“Some things break, and they stay broke.”
Afterlife
Disclaimer: I’m feeling a little bit emotional now, so I am not guaranteeing the quality of this post.
Mind the Bugs Don’t Bite was an excellent episode, you see. It’s here that Alison finally confronts her mother’s ghost, the anxieties of her childhood unwinding to paint a terrible picture. It’s claustrophobic, and spooky, and heartbreaking.

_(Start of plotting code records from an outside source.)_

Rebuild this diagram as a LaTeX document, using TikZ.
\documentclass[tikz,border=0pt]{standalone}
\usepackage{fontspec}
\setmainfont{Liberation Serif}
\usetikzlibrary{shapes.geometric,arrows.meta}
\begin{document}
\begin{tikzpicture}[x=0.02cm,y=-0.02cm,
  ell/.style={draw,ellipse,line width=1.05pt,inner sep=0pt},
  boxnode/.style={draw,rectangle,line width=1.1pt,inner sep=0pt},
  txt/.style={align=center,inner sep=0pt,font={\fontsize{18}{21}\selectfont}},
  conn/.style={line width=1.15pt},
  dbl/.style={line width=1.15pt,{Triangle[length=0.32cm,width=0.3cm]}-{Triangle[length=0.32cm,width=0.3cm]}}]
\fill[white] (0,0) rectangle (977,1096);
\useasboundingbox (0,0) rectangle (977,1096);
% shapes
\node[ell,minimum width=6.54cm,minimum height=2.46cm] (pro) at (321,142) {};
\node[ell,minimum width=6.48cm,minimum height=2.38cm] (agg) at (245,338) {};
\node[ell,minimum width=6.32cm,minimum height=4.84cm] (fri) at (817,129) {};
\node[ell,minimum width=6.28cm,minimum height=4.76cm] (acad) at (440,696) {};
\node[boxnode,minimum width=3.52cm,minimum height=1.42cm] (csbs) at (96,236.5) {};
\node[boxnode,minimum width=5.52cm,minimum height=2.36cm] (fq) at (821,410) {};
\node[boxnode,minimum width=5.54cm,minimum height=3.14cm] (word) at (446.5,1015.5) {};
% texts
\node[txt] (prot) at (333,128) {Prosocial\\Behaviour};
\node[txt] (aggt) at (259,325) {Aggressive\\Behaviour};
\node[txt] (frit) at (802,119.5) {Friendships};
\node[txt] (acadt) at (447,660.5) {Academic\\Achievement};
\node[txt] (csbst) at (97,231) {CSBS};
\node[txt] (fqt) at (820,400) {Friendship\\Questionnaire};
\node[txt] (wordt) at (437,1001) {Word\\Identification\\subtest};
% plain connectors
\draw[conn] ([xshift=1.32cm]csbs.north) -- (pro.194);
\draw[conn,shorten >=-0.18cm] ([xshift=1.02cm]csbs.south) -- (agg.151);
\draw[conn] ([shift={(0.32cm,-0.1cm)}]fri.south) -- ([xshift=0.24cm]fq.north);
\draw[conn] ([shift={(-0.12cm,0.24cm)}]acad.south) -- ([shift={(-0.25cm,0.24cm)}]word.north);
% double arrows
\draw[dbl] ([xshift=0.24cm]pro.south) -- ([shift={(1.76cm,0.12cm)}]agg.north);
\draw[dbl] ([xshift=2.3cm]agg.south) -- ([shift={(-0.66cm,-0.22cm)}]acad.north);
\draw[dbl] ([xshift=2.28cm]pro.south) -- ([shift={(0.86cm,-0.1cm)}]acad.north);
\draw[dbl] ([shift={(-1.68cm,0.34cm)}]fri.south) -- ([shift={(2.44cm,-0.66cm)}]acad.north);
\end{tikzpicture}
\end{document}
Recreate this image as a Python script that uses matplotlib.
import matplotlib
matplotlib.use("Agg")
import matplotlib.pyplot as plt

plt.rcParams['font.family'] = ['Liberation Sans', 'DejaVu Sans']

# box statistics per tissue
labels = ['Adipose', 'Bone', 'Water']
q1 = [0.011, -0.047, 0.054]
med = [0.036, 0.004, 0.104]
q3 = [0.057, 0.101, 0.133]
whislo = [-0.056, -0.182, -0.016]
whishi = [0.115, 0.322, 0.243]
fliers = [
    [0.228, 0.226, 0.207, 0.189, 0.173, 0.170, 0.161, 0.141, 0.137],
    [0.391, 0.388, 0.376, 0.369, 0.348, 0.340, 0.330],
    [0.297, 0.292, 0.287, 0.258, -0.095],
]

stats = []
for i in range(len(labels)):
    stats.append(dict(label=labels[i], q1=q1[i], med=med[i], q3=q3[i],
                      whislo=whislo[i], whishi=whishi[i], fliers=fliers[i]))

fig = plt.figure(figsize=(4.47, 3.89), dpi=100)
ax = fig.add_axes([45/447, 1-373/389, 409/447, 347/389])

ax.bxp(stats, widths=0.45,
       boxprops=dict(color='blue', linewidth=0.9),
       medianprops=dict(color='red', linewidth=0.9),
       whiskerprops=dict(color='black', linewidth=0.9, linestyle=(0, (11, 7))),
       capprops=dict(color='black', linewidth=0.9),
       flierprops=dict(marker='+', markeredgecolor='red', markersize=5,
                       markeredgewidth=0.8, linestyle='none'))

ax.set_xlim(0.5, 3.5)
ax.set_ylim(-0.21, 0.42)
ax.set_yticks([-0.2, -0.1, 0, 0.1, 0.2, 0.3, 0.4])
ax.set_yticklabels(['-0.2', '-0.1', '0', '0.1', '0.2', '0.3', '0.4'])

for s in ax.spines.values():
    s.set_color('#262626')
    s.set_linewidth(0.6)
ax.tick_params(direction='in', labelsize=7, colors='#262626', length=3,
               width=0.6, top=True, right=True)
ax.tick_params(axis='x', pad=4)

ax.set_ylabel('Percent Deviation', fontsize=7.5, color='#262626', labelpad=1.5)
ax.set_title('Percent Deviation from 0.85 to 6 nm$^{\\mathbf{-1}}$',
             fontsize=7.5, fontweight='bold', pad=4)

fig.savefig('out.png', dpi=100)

It also rather nicely illustrates the gender binaries that I wittered about in my last Afterlife post. See, in a classic bit of invasive douchebaggery, Robert invites Alison’s father down to Bristol to come and help her work through her issues (without telling her, of course). He also spends much of the episode barging into her actual house (“MY HOUSE!” screams Alison, quite understandably), shouting at her, forcibly holding her. And the flashbacks to Alison’s childhood sees male forces – namely, her father and a fearsome Catholic priest – opposed to a gossipy, mutually supportive female circle who, crucially, accept Alison’s visions rather than branding her a freak. They are happy; her father is not.

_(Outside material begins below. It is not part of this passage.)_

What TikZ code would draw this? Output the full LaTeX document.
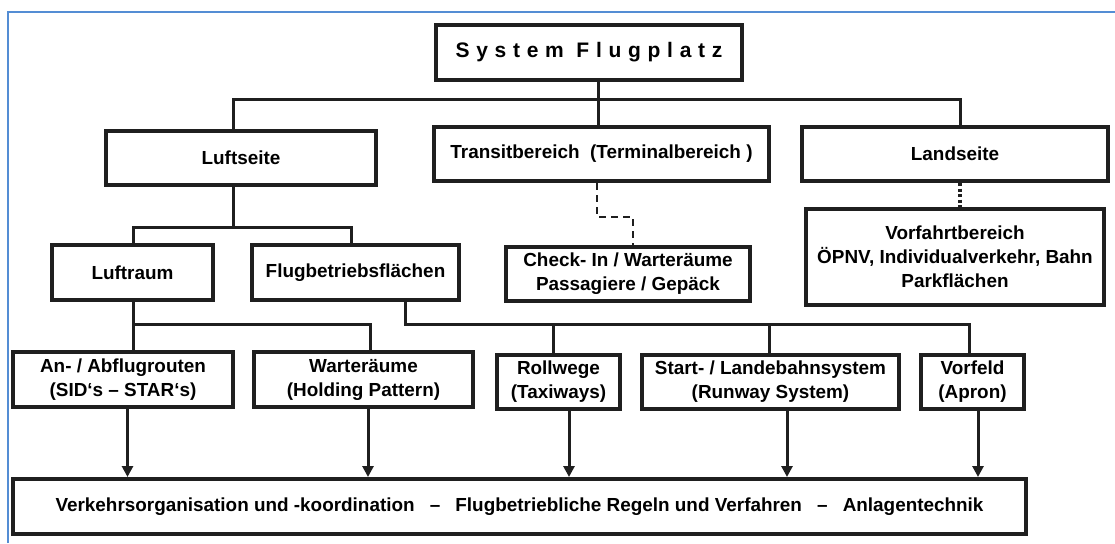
\documentclass[tikz,border=0pt]{standalone}
\usepackage{fontspec}
\setmainfont{Liberation Sans}
\usetikzlibrary{arrows.meta, positioning}

\definecolor{frameblue}{RGB}{84,141,212}

\begin{document}
\begin{tikzpicture}[x=1pt, y=-1pt,
		box/.style={rectangle, draw=black!88, line width=4pt, inner sep=0pt, align=center,
			font=\bfseries\fontsize{18.9}{24}\selectfont},
		conn/.style={line width=3pt, black!88},
		arr/.style={line width=3pt, black!88, -{Triangle[length=11pt,width=11pt]}}
		]
		\useasboundingbox (0,0) rectangle (1115,543);
		\draw[frameblue, line width=2pt] (8,543) -- (8,12) -- (1115,12);

		\node[box, minimum width=306pt, minimum height=55pt](SF) at (589,52.5)
			{\addfontfeature{LetterSpace=32}\fontsize{21}{25}\selectfont System Flugplatz};
		\node[box, minimum width=270pt, minimum height=54pt](LS) at (241,158){Luftseite};
		\node[box, minimum width=335pt, minimum height=54pt](TB) at (601.5,154){Transitbereich\ \ (Terminalbereich\ )};
		\node[box, minimum width=306pt, minimum height=54pt](LD) at (955,154){Landseite};
		\node[box, minimum width=161pt, minimum height=55pt](LR) at (132.5,272.5){Luftraum};
		\node[box, minimum width=207pt, minimum height=55pt](FB) at (355.5,272.5){Flugbetriebsflächen};
		\node[box, minimum width=244pt, minimum height=54pt](CI) at (628,274){Check- In / Warteräume\\Passagiere / Gepäck};
		\node[box, minimum width=298pt, minimum height=96pt](VB) at (955,257){Vorfahrtbereich\\ÖPNV, Individualverkehr, Bahn\\Parkflächen};
		\node[box, minimum width=220pt, minimum height=55pt](AA) at (123,379.5){An- / Abflugrouten\\(SID‘s – STAR‘s)};
		\node[box, minimum width=219pt, minimum height=55pt](WR) at (363.5,379.5){Warteräume\\(Holding Pattern)};
		\node[box, minimum width=123pt, minimum height=54pt](RW) at (558.5,382){Rollwege\\(Taxiways)};
		\node[box, minimum width=257pt, minimum height=54pt](SL) at (770.5,382){Start- / Landebahnsystem\\(Runway System)};
		\node[box, minimum width=103pt, minimum height=54pt](VF) at (972.5,382){Vorfeld\\(Apron)};
		\node[box, minimum width=1013pt, minimum height=55pt](BT) at (519.5,506.5)
			{Verkehrsorganisation und -koordination\hspace{0.8em}–\hspace{0.8em}Flugbetriebliche Regeln und Verfahren\hspace{0.8em}–\hspace{0.8em}Anlagentechnik};

		\coordinate (b0) at (598.5,99);
		\coordinate (b1) at (233,227);
		\coordinate (b2) at (133,324);
		\coordinate (b3) at (405,324);
		\coordinate (r1) at (553,324);
		\coordinate (r2) at (769,324);
		\coordinate (d0) at (597,183);
		\coordinate (d1) at (633,217);
		\coordinate (v0) at (960,183);

		\draw[conn] (b0 |- SF.south) -- (b0 |- TB.north);
		\draw[conn] ([xshift=-8pt]LS.north) |- (b0) -| ([xshift=5pt]LD.north);
		\draw[conn] ([xshift=-8pt]LS.south) -- (b1);
		\draw[conn] (b2 |- LR.north) |- (b1) -| ([xshift=-4.5pt]FB.north);
		\draw[conn] (b2 |- LR.south) -- (b2 |- AA.north);
		\draw[conn] (b2) -| ([xshift=6.5pt]WR.north);
		\draw[conn] (b3 |- FB.south) -- (b3) -| ([xshift=-3.5pt]VF.north);
		\draw[conn] (r1) -- (r1 |- RW.north);
		\draw[conn] (r2) -- (r2 |- SL.north);
		\draw[line width=2pt, black!88, dash pattern=on 7pt off 5pt] (d0 |- TB.south) |- (d1) -- (d1 |- CI.north);
		\draw[line width=3.5pt, black!88, dash pattern=on 3pt off 2.5pt] (v0 |- LD.south) -- (v0 |- VB.north);

		\draw[arr] ([xshift=4.5pt]AA.south) -- ([xshift=4.5pt]AA.south |- BT.north);
		\draw[arr] ([xshift=4.5pt]WR.south) -- ([xshift=4.5pt]WR.south |- BT.north);
		\draw[arr] ([xshift=10.5pt]RW.south) -- ([xshift=10.5pt]RW.south |- BT.north);
		\draw[arr] ([xshift=16.5pt]SL.south) -- ([xshift=16.5pt]SL.south |- BT.north);
		\draw[arr] ([xshift=5.5pt]VF.south) -- ([xshift=5.5pt]VF.south |- BT.north);
	\end{tikzpicture}
\end{document}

So far, so (sort of) feminist. Female madness has long been a metaphor for oppression, for a reaction to misogyny, choosing not to conform to male models of the world. But what are we supposed to make of the final revelation of the episode, and of the fact that Robert’s methods, invasive as they are, eventually work? Does this excuse his behaviour?
I don’t know. I keep coming back to the fact that Alison’s mother is an inherently destructive figure of female madness: an obsessive compulsive whose ghost takes over her daughter’s life, whose death (it’s implied) gives rise to another kind of madness in Alison. But Alison’s mother isn’t haunting Alison because she’s evil; Alison is being haunted because she feels guilty (we remember Gemma from Mirrorball here, I think). And, in the end, I think the episode refuses to pass a judgement either on Alison or on her mother (just as Mirrorball refused to pass judgement on Gemma). It’s also worth remembering that Robert and Alison’s father are both required to accept Alison’s worldview – even if only provisionally – before they can start to understand her; before they can be brought into her world. I feel like Mind the Bugs Don’t Bite is at least partially a narrative of reunion, one that at last allows gender binaries – madness/rationality – to bend, to meet, to reconcile.
And that’s why it’s hard to read Afterlife; why its significations seem to shift and change from scene to scene. It constantly refuses constants: it does not state, it only suggests; we’re never allowed to see anything singly. It’s why it’s interesting to watch, why it holds such power over the imagination. In the end, it refuses to judge.